[What to do]:
Do not repeat pictures. Repeat exactly the lines of the listing below from its first line through the line with "from matplotlib.patches import Rectangle".

---+---

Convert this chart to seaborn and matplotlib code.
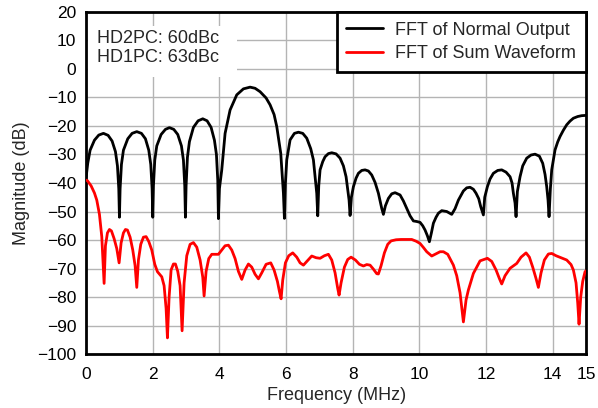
import seaborn as sns
import matplotlib.pyplot as plt
import pandas as pd
from matplotlib.patches import Rectangle

# ---------- DATA ----------
normal_freq = [0.00, 0.05, 0.12, 0.25, 0.38, 0.52, 0.66, 0.78, 0.88, 0.94, 0.98, 1.00,
               1.02, 1.06, 1.12, 1.25, 1.38, 1.52, 1.66, 1.78, 1.88, 1.94, 1.98, 2.00,
               2.02, 2.06, 2.12, 2.25, 2.38, 2.50, 2.63, 2.75, 2.86, 2.92, 2.96, 2.98,
               3.00, 3.04, 3.10, 3.22, 3.36, 3.50, 3.63, 3.75, 3.85, 3.91, 3.95, 3.97,
               4.00, 4.07, 4.17, 4.32, 4.52, 4.72, 4.92, 5.07, 5.22, 5.40, 5.52, 5.64,
               5.72, 5.84, 5.92, 5.95,
               5.98, 6.02, 6.12, 6.25, 6.37, 6.50, 6.62, 6.74, 6.82, 6.92, 6.95,
               6.98, 7.02, 7.10, 7.17, 7.27, 7.37, 7.50, 7.62, 7.72, 7.80, 7.89, 7.92,
               7.96, 8.02, 8.10, 8.17, 8.27, 8.37, 8.47, 8.57, 8.67, 8.77, 8.87, 8.92,
               8.98, 9.07, 9.17, 9.27, 9.42, 9.52, 9.62, 9.72, 9.82,
               9.92, 10.02, 10.10, 10.17, 10.24, 10.30, 10.36, 10.42, 10.50, 10.57,
               10.67, 10.82, 10.97, 11.07, 11.17, 11.32, 11.42, 11.52, 11.62, 11.70,
               11.78, 11.84, 11.92,
               11.96, 12.04, 12.12, 12.22, 12.35, 12.47, 12.60, 12.72, 12.78, 12.82, 12.87, 12.90,
               12.94, 13.02, 13.10, 13.22, 13.35, 13.47, 13.60, 13.70, 13.77, 13.82, 13.86, 13.89,
               13.93, 13.97, 14.07, 14.15, 14.22, 14.32, 14.42, 14.52, 14.62, 14.75, 14.87, 15.00]
normal_db = [-38.0, -33.0, -28.5, -25.0, -23.2, -22.6, -23.3, -25.3, -29.0, -34.0, -42.0, -52.0,
             -42.0, -33.5, -28.5, -24.5, -22.6, -22.0, -22.6, -24.5, -28.5, -33.5, -42.0, -52.0,
             -41.0, -32.0, -27.0, -23.0, -21.2, -20.6, -21.2, -23.0, -27.0, -32.0, -41.0, -52.0,
             -41.0, -31.0, -25.5, -20.5, -18.2, -17.5, -18.2, -20.5, -25.0, -30.0, -39.0, -52.5,
             -42.0, -35.4, -22.6, -14.4, -9.1, -7.0, -6.4, -6.8, -8.0, -10.2, -12.6, -16.0,
             -20.2, -29.6, -43.6, -52.4,
             -40.0, -31.9, -24.9, -22.6, -22.2, -22.6, -24.3, -28.0, -31.9, -43.6, -51.5,
             -41.0, -35.4, -32.5, -30.8, -29.7, -29.4, -29.8, -31.3, -34.0, -37.8, -46.0, -51.4,
             -45.0, -41.3, -38.3, -36.6, -35.6, -35.4, -35.8, -37.2, -39.8, -43.6, -48.9, -51.0,
             -48.0, -45.4, -43.8, -43.4, -44.2, -46.3, -48.9, -51.5, -53.3,
             -53.5, -53.8, -55.0, -56.5, -58.5, -60.6, -57.5, -54.1, -52.0, -50.6,
             -49.7, -50.0, -51.0, -49.0, -46.0, -42.8, -41.7, -41.5, -42.2, -43.6,
             -45.5, -48.3, -51.2,
             -45.0, -41.3, -38.6, -36.6, -35.6, -35.4, -36.2, -37.8, -40.0, -43.6, -47.0, -51.8,
             -43.0, -37.8, -34.0, -31.3, -30.2, -29.9, -30.6, -33.1, -37.0, -41.3, -46.0, -51.8,
             -42.0, -35.4, -28.4, -25.6, -23.7, -21.5, -19.6, -18.3, -17.3, -16.7, -16.4, -16.3]

sum_freq = [0.00, 0.04, 0.15, 0.25, 0.32, 0.40, 0.47, 0.54, 0.58, 0.64, 0.70, 0.76,
            0.84, 0.92, 0.99, 1.05, 1.12, 1.18, 1.24, 1.32, 1.40, 1.47, 1.52, 1.57,
            1.64, 1.72, 1.80, 1.88, 1.97, 2.06, 2.14, 2.27, 2.34, 2.40, 2.44, 2.49,
            2.55, 2.62, 2.68, 2.75, 2.82, 2.88, 2.94, 3.02, 3.12, 3.22, 3.32, 3.42,
            3.50, 3.54, 3.60, 3.68, 3.77, 3.87, 3.97, 4.07, 4.17, 4.27, 4.37, 4.47,
            4.57, 4.67, 4.77, 4.87, 4.97, 5.07, 5.17, 5.27, 5.40, 5.54, 5.64, 5.74,
            5.80, 5.85, 5.90, 5.98, 6.08, 6.20, 6.32, 6.42, 6.52, 6.62, 6.77, 6.90,
            7.02, 7.15, 7.27, 7.37, 7.47, 7.55, 7.59, 7.65, 7.75, 7.85, 7.95, 8.08,
            8.20, 8.32, 8.42, 8.52, 8.62, 8.72, 8.77, 8.85, 8.95, 9.05, 9.15, 9.30,
            9.45, 9.62, 9.77, 9.90, 10.02, 10.12, 10.22, 10.37, 10.50, 10.62, 10.72, 10.85,
            11.02, 11.12, 11.22, 11.32, 11.40, 11.47, 11.62, 11.82, 12.04, 12.17, 12.30, 12.40,
            12.47, 12.57, 12.72, 12.92, 13.05, 13.20, 13.30, 13.40, 13.50, 13.57, 13.65, 13.75,
            13.87, 13.97, 14.10, 14.25, 14.42, 14.55, 14.62, 14.70, 14.75, 14.79, 14.84, 14.90,
            14.97, 15.00]
sum_db = [-39.0, -39.2, -41.0, -43.5, -46.0, -51.0, -58.8, -75.2, -62.0, -57.5, -56.3, -56.8,
          -59.5, -63.0, -68.0, -61.0, -57.5, -56.3, -56.5, -59.0, -63.5, -69.0, -76.6, -67.0,
          -61.5, -59.0, -58.8, -60.5, -63.5, -68.5, -71.1, -72.9, -76.0, -84.0, -94.3, -80.0,
          -70.5, -68.4, -68.4, -71.0, -76.0, -91.8, -75.0, -65.5, -61.5, -60.9, -62.5, -67.0,
          -73.0, -79.6, -71.0, -66.5, -65.0, -65.0, -65.0, -63.5, -62.0, -61.8, -63.5, -66.5,
          -71.0, -73.8, -70.5, -68.4, -69.5, -72.0, -73.6, -71.5, -68.5, -68.0, -70.5, -74.5,
          -78.0, -80.6, -74.0, -68.0, -65.5, -64.5, -66.0, -68.0, -68.8, -67.5, -65.6, -66.2,
          -66.4, -65.5, -65.0, -67.0, -71.5, -77.0, -79.3, -75.0, -69.5, -66.8, -66.0, -67.0,
          -68.5, -69.1, -68.6, -68.8, -70.2, -71.8, -71.9, -69.0, -64.5, -61.5, -60.3, -59.9,
          -59.8, -59.8, -59.8, -60.4, -61.2, -62.6, -64.1, -65.6, -64.8, -64.1, -64.1, -65.0,
          -68.8, -72.5, -78.5, -88.7, -81.0, -77.5, -71.7, -67.3, -66.4, -67.5, -70.5, -73.5,
          -75.4, -72.5, -69.9, -68.2, -66.0, -64.5, -66.0, -69.5, -73.5, -76.6, -71.5, -67.0,
          -64.9, -64.7, -65.5, -66.2, -67.0, -68.6, -70.5, -75.0, -82.0, -89.5, -80.0, -74.5,
          -71.1, -70.8]

series_names = ["FFT of Normal Output", "FFT of Sum Waveform"]
x_ticks = [0, 2, 4, 6, 8, 10, 12, 14, 15]
y_ticks = list(range(-100, 21, 10))
note_lines = ["HD2PC: 60dBc", "HD1PC: 63dBc"]

df = pd.concat([
    pd.DataFrame({"freq": normal_freq, "db": normal_db, "series": series_names[0]}),
    pd.DataFrame({"freq": sum_freq, "db": sum_db, "series": series_names[1]}),
])

# ---------- PLOT ----------
sns.set_style("white")
plt.rcParams["font.family"] = ["Liberation Sans", "DejaVu Sans"]

fig, ax = plt.subplots(figsize=(5.98, 4.08), dpi=100)
fig.subplots_adjust(left=0.144, right=0.98, top=0.971, bottom=0.132)

sns.lineplot(data=df, x="freq", y="db", hue="series", estimator=None, sort=False,
             palette=["black", "#ff0000"], linewidth=2.0, ax=ax, zorder=3)

ax.set_xlim(0, 15)
ax.set_ylim(-100, 20)
ax.set_xticks(x_ticks)
ax.set_yticks(y_ticks)
ax.grid(True, color="#b4b4b4", linewidth=1.0)
ax.set_axisbelow(True)

for sp in ax.spines.values():
    sp.set_linewidth(2.0)
    sp.set_color("black")
ax.tick_params(axis="both", direction="out", length=3, width=1, labelsize=12.5, colors="black")
ax.tick_params(axis="x", pad=6)
ax.tick_params(axis="y", pad=4)

ax.set_xlabel("Frequency (MHz)", fontsize=13, labelpad=4)
ax.set_ylabel("Magnitude (dB)", fontsize=13, labelpad=5)

# white patch behind the note
ax.add_patch(Rectangle((0.004, 0.81), 0.298, 0.15, transform=ax.transAxes,
                       facecolor="white", edgecolor="none", zorder=1))
ax.text(0.022, 0.948, "\n".join(note_lines), transform=ax.transAxes, fontsize=13,
        va="top", ha="left", linespacing=1.2, zorder=4)

leg = ax.legend(loc="upper right", bbox_to_anchor=(1.0, 1.0), borderaxespad=0,
                fontsize=13, frameon=True, fancybox=False, handlelength=2.0,
                labelspacing=0.34, borderpad=0.55, handletextpad=0.7)
leg.get_frame().set_edgecolor("black")
leg.get_frame().set_linewidth(2.0)
leg.get_frame().set_alpha(1)
leg.set_title(None)

plt.savefig("out.png", dpi=100)
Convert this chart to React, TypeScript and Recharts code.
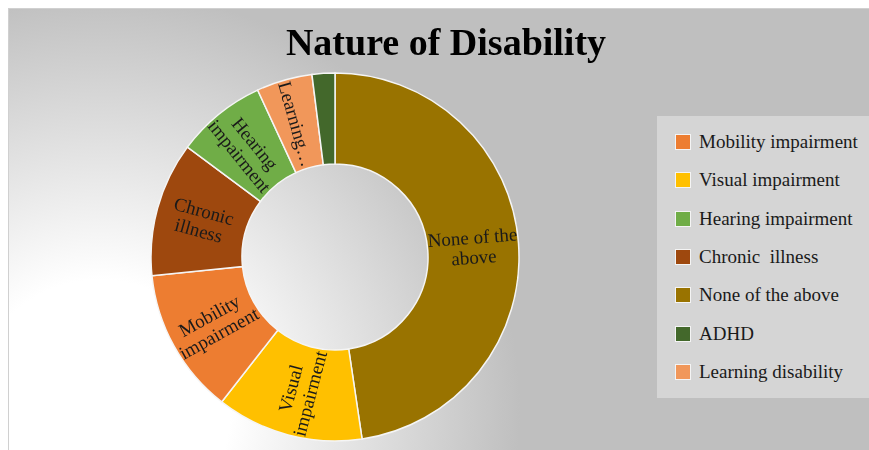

---+---

[Response to this exercise]:
Convert this chart to seaborn and matplotlib code.
import seaborn as sns
import matplotlib.pyplot as plt
import pandas as pd
from matplotlib.patches import Rectangle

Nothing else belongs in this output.